• The input:
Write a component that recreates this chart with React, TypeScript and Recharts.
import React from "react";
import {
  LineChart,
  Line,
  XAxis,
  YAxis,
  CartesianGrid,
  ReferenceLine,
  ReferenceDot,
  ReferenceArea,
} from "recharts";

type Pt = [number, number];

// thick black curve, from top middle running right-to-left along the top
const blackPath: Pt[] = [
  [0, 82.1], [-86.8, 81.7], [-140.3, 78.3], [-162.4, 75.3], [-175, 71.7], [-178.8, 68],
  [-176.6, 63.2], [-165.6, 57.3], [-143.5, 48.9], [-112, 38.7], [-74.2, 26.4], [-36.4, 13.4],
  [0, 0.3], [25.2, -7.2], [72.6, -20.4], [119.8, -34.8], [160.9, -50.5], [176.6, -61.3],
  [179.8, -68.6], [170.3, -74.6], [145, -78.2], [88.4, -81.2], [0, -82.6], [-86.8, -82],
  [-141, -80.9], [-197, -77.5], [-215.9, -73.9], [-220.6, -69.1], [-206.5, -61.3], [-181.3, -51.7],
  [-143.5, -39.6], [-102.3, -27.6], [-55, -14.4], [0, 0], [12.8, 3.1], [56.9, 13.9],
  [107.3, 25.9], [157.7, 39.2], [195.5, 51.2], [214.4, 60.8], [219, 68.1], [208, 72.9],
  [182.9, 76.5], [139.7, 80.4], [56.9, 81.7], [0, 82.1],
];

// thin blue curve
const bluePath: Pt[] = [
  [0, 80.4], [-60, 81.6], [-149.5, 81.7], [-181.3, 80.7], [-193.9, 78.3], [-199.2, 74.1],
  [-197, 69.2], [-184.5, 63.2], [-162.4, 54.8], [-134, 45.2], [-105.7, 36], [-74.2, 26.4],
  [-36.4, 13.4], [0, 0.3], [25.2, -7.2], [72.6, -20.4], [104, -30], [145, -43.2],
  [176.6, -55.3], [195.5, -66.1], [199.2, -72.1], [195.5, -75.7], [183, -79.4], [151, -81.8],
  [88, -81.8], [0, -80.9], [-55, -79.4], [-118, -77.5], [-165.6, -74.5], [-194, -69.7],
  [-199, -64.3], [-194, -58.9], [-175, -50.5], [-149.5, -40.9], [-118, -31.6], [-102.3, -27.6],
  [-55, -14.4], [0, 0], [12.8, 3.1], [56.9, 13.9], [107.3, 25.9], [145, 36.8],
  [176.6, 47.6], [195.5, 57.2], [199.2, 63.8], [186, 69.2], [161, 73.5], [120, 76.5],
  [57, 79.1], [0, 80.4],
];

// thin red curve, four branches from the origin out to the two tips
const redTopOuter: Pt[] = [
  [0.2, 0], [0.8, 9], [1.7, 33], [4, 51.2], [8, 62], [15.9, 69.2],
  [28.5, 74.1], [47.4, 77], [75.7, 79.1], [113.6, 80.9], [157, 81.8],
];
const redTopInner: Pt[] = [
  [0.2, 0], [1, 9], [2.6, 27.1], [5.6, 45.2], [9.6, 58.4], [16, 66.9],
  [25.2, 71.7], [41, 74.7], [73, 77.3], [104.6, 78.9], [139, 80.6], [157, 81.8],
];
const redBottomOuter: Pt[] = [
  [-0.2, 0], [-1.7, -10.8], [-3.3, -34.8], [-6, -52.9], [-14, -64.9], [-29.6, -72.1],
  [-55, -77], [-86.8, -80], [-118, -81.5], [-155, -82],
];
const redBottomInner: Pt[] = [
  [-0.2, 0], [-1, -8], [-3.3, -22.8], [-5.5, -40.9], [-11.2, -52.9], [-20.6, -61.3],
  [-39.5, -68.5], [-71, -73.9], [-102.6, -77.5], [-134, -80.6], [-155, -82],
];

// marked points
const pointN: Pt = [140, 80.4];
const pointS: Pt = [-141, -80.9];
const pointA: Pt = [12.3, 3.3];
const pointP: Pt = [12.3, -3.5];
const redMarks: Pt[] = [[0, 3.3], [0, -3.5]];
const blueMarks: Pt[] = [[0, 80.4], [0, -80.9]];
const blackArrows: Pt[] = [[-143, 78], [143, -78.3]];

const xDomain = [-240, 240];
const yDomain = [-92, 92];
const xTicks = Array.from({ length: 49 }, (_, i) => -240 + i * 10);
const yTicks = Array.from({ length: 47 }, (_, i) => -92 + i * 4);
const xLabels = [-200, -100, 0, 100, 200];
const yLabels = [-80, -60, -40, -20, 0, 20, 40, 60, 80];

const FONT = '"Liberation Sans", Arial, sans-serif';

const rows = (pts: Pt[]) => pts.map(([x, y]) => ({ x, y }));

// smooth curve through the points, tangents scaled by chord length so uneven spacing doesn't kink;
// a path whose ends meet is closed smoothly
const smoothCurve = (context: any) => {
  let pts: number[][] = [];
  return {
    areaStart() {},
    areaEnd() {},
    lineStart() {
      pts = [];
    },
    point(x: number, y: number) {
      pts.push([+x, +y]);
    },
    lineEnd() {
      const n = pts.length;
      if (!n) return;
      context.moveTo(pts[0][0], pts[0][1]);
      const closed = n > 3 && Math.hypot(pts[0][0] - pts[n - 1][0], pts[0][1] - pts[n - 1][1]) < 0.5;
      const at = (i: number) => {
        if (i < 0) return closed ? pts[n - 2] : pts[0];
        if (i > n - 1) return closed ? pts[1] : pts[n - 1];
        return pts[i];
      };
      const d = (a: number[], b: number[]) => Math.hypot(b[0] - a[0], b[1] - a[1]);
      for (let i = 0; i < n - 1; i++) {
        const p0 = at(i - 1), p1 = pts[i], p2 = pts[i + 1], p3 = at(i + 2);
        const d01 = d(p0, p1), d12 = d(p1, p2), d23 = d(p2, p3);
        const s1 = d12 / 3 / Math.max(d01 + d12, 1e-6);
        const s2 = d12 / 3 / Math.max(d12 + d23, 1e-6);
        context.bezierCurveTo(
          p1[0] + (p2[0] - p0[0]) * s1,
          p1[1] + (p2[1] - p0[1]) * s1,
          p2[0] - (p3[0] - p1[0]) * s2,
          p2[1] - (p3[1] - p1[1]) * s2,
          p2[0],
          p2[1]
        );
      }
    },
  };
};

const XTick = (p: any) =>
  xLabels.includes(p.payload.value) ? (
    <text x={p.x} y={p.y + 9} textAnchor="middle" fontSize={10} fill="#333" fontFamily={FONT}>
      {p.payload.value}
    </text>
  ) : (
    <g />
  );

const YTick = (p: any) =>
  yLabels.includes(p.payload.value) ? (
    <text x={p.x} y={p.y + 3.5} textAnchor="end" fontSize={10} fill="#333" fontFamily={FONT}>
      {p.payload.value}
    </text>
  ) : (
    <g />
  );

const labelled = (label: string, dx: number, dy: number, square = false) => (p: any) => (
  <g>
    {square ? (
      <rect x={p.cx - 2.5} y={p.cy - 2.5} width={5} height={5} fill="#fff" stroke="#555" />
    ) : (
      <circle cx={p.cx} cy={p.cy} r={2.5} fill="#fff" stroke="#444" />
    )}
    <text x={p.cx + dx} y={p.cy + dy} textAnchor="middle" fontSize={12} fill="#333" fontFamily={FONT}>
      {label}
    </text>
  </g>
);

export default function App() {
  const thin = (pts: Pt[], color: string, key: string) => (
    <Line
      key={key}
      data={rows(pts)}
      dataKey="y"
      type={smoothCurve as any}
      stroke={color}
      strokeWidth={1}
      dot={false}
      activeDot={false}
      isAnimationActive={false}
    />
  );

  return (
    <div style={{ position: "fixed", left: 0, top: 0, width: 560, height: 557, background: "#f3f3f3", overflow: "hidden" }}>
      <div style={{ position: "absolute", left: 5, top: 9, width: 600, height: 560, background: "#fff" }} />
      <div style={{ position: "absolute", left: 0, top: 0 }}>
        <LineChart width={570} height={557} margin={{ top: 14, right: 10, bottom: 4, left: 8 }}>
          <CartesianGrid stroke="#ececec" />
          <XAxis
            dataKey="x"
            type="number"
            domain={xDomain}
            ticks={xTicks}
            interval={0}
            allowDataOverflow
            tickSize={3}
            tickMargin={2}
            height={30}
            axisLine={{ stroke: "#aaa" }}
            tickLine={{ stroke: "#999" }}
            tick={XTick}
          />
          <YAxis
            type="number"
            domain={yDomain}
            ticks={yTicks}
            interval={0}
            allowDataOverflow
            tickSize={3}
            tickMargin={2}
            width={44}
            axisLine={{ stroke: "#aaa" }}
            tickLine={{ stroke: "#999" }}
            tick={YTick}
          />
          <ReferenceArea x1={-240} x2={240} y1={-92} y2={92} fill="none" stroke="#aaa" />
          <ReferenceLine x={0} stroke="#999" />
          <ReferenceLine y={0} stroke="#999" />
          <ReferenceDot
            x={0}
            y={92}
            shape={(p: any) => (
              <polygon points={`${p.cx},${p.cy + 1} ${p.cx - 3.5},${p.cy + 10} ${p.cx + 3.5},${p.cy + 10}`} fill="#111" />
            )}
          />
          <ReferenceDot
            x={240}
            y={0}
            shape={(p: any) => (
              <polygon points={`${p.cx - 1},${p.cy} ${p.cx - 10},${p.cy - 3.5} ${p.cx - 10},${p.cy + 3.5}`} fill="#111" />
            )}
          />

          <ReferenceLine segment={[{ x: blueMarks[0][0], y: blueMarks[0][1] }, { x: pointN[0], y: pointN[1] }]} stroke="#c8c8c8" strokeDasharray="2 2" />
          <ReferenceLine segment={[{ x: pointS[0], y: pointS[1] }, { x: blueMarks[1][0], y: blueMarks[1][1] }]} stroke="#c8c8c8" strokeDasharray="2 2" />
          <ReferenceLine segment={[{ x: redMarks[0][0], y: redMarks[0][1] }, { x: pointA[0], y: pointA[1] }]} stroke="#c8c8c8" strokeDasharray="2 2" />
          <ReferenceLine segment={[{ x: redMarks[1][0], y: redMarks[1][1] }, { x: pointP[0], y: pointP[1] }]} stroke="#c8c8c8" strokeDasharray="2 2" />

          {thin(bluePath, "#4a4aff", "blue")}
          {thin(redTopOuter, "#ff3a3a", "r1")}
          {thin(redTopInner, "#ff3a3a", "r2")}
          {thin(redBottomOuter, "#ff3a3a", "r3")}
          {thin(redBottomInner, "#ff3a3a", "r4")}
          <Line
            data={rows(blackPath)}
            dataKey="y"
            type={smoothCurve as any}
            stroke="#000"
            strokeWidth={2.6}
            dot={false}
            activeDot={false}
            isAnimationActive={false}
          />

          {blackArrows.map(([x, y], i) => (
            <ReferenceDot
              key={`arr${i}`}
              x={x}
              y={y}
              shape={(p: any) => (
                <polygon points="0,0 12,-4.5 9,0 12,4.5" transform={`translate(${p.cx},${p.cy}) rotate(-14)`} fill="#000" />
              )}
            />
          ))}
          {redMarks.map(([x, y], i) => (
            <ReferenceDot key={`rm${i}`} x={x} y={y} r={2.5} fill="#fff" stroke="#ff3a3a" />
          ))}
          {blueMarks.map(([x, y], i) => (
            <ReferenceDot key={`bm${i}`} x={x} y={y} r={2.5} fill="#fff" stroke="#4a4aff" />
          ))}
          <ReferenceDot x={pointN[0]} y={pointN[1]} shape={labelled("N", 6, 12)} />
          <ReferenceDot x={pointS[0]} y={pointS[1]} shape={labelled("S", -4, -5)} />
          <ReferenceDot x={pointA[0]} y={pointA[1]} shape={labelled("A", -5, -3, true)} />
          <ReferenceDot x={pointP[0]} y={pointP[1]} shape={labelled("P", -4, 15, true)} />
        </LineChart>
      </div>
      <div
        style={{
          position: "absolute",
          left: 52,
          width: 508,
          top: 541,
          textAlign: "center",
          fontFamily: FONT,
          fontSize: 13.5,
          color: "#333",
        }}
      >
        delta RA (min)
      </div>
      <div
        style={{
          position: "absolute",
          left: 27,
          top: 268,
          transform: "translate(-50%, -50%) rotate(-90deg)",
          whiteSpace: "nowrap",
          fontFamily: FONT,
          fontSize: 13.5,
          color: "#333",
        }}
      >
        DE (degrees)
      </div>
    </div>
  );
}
==
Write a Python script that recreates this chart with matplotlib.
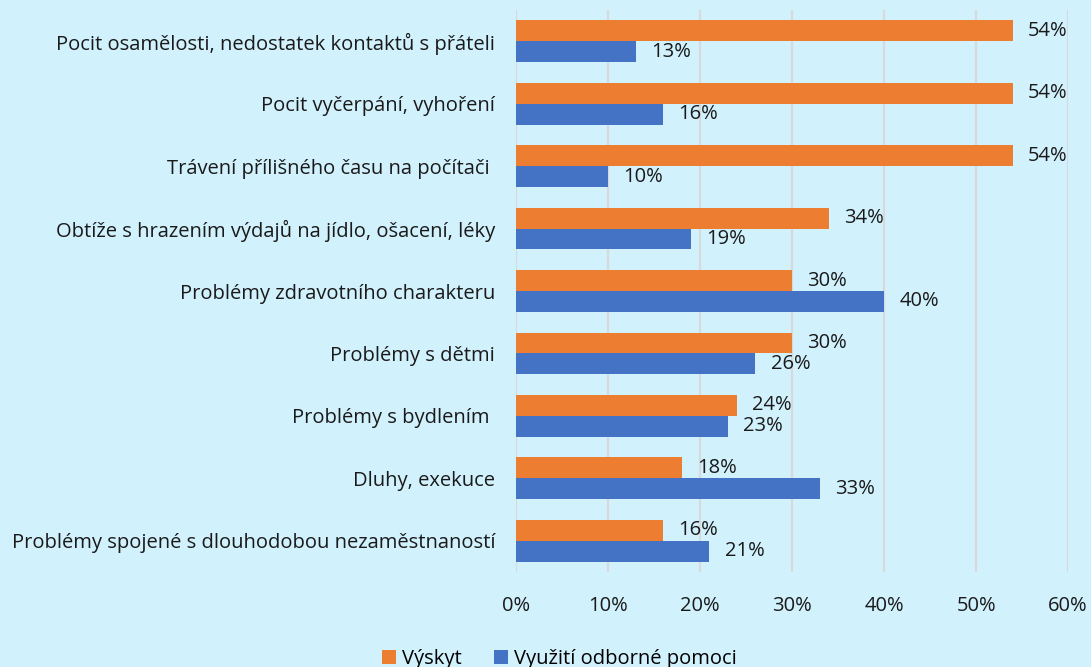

• Instructions to follow:
Starting with the line that contains "Write a component", repeat each line exactly, and stop once the line that contains "type Pt = [number, number];" has been repeated.

• Result:
Write a component that recreates this chart with React, TypeScript and Recharts.
import React from "react";
import {
  LineChart,
  Line,
  XAxis,
  YAxis,
  CartesianGrid,
  ReferenceLine,
  ReferenceDot,
  ReferenceArea,
} from "recharts";

type Pt = [number, number];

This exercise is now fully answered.